SAFE: A flying fox is in the care of the RSPCA after it was run over and blasted with a hose in an act of cruelty.
SAFE: A flying fox is in the care of the RSPCA after it was run over and blasted with a hose in an act of cruelty. Sarah Harvey

Hurt baby bat suffers high-pressure cruelty

A BABY grey-headed flying fox is recovering in intensive care after it was struck by a car, then blasted off the front of the vehicle with a high pressure hose while it was still alive.

RSPCA Queensland is investigating the cruelty case that occurred in the Redbank area on Thursday night.

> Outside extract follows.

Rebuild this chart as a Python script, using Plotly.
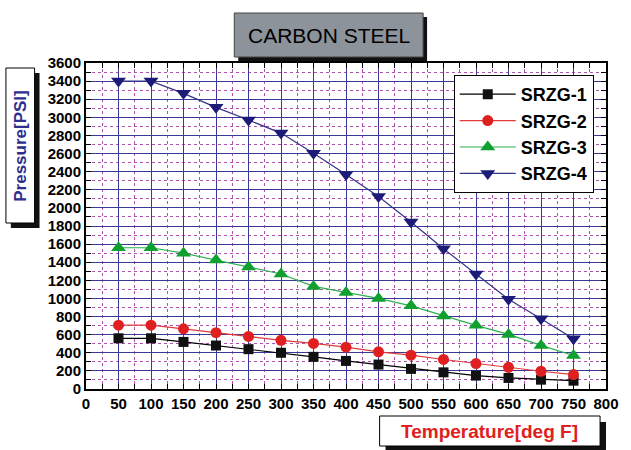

Spokesman Michael Beatty said the flying fox, whose species is listed as vulnerable and threatened, was knowingly alive when a high-pressure cleaner was used to remove it from the car.

The animal was then allegedly pushed into a corner presumed dead when Bat Rescue was called to come and dispose of it.

Mr Beatty said it was not known if the perpetrator intended to hit the flying fox with his vehicle or if it was an accident, but the latter events were unnecessary and the animal was lucky to survive the ordeal.

Wildlife veterinarian Tania Bishop said the juvenile was probably taking one of its first flights when it was hit by the vehicle.

"When she came in she was in end-stage shock. She was hypothermic and her shoulder was dislocated and she had haemorrhage on her chest," Ms Bishop said.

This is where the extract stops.